Sher@knsfinancial.com says
Thanks for sharing about your experience in detail Jesse! It seems like you’ve definitely learned and grown from the experience instead of allowing it to be a set back you dwell on. Even though AdRavage didn’t pan out, I am sure there will be many successful ventures to come!
Boris says
I started using AdRavage in 11/12 and became a “lifetime” purchaser in 3/12, so I got to use it for about six months, and I really loved the service! Was very sorry to see it disappear. Just now stumbled into this little memoir…
Would have been nicer if Craigslist had simply bought AdRavage, huh? That might have been a small fortune, indeed. It is a mystery why they wouldn’t want to implement notifications… certainly very, very useful in this age, and everyone would benefit: sellers and buyers. I just don’t see the downside…
Sad story, but keep it up! thanks.
lj says
So disappointed to learn this is not a service anymore 🙁
Ramon says
I admire your story, and especially appreciate the way you deconstructed your entire experience, making it easy to understand.

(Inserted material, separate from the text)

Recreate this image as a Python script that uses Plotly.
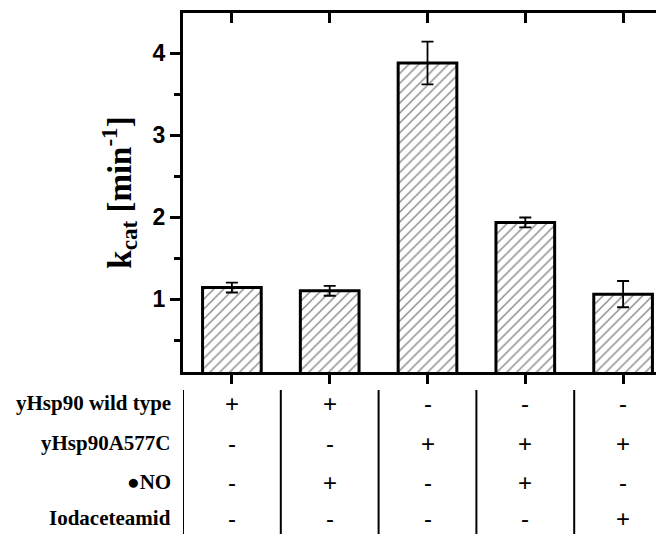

Since adravage is dead in the water, would it be feasible to modify your code to make a “desktop edition” of adravage? This way, you could sell the functionality, but transfer the computing requirements and consequences of violating TOS to the end-user. It seems like you’d have to constantly update the software to keep up with Craigslist, but I’d be a buyer, and even a subscriber for such an app/service.
I never got a chance to try adravage, but I ended up here because I was looking for just this sort of service. Keep up the good work, and I wish you continued success.